Learn more about these markets here.
Globe St + Redfin: Fastest rent growth
Globe St reports using Redfin data on the top metros with the fastest-growing rents:
- Austin, TX (▲ 40%)
- Nassau County, NY (▲35%)
- NYC, NY (▲ 35%)
- Newark, NJ (▲ 35%)
- New Brunswick, NJ (▲ 35%)
Using Census data, Andrew DePietro of Forbes talks about the top cities where the share of renters has increased the most between 2014 and 2019:
- Frisco, TX (increase of 56%)
- Fishers, ID (53%)
- Palm Coast, FL (44%)
- McKinney, TX (43%)
- New Braunfels, TX (37%)
Freddie Mac recently released its 2022 Multifamily Outlook report showing the top and bottom 10 metros by gross income growth for 2022:
According to data a few weeks ago from Zillow, Tampa will be the hottest marketing in 2022. “Tampa is expected to rise from fourth-fastest home value growth in 2021 to fastest in 2022, Raleigh from third to second and Jacksonville from seventh to third. The fastest-growing markets in 2021, Austin and Phoenix, are expected to fall to seventh and eighth, respectively.”
U-Haul released its 2021 migration data, showing growth markets that real estate investors should take note of, starting with Kissimmee-St. Cloud. Arrivals to this market jumped 31% last year as it took the top spot. Rounding out the rest of the list for top growth cities were Raleigh-Durham, NC in second place and Palm Bay-Melbourne, FL in third.
Finally, last week CrowdStreet released its 2022 Best Places to Invest report, which takes “all property types into account…But to make the top 20, a market must consistently rank highly across multiple real estate classes.”
“Although the multifamily market has held up well, many investors are still sitting on the sidelines. As the economy begins to recover and the pandemic is brought under control, institutional and value-add buyers should become much more active next year, with foreign buyers also increasing their investment activity in the US.”

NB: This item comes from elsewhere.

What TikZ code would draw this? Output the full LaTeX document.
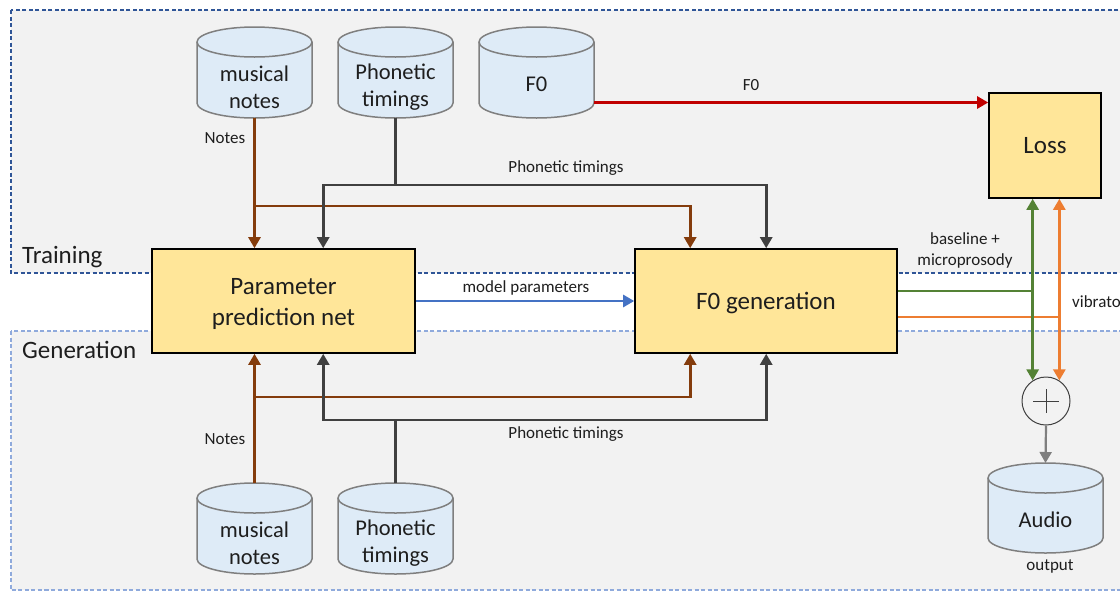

“We expect the vacancy rate to improve in more than 40% of the markets we cover. In 2022, gateway and some Rust Belt markets are expected to see improving vacancy rates. The largest projected drops in vacancy are concentrated in the Northeast and Mid-Atlantic, such as Washington, D.C. (core) and Boston, where vacancy rates are expected to decline 160 and 130 bps, respectively.” – Steve Guggenmos, VP Research & Modeling, Freddie Mac
Texas and the Sunbelt markets had an especially good 2021, and look poised for another one. Arizona markets also feature prominently among the above lists. It’s important as we move into inflationary periods that as investors we are conscious that growth markets also see the highest levels of inflation. Keep a close eye on wages in your market, because if they don’t keep up then there will be downward pressure on NOIs and valuations.
This Week’s Top Headlines
- National home seller profits sat at $94,092 in 2021, up 71% from 2019 – Realtor
- Commercial property sales sat at $809 billion for 2021, nearly double 2020’s total, and surpassed the previous 2019 record of $600 billion – WSJ
- Blackstone doubled its net income to $2.9 billion from $1.8 billion in Q4 2021, with its CEO stating “Today Blackstone reported the most remarkable results in our history on virtually every metric” – TRD
- The Fed is poised to move forward with a rate increase in the next few months – RISMedia
- As such, consumers are locking in rates. Mortgage refinance applications jumped 18% week-over-week but is still 50% lower than the same time last year – CNBC
- National median rent jumped to $1,781 in December 2021, capping a 10.1% annual rent growth last year. Miami, Tampa, and Orlando, saw gains of 34% or more – Realtor
- In the coming weeks, Goldman Sachs will unveil its plans to bring employees back into the office – TRD
The markets with the most inward migration tend to have higher inflation, according to new data from Redfin. The influx of people puts upward pressure on costs such as housing, utilities, and transportation.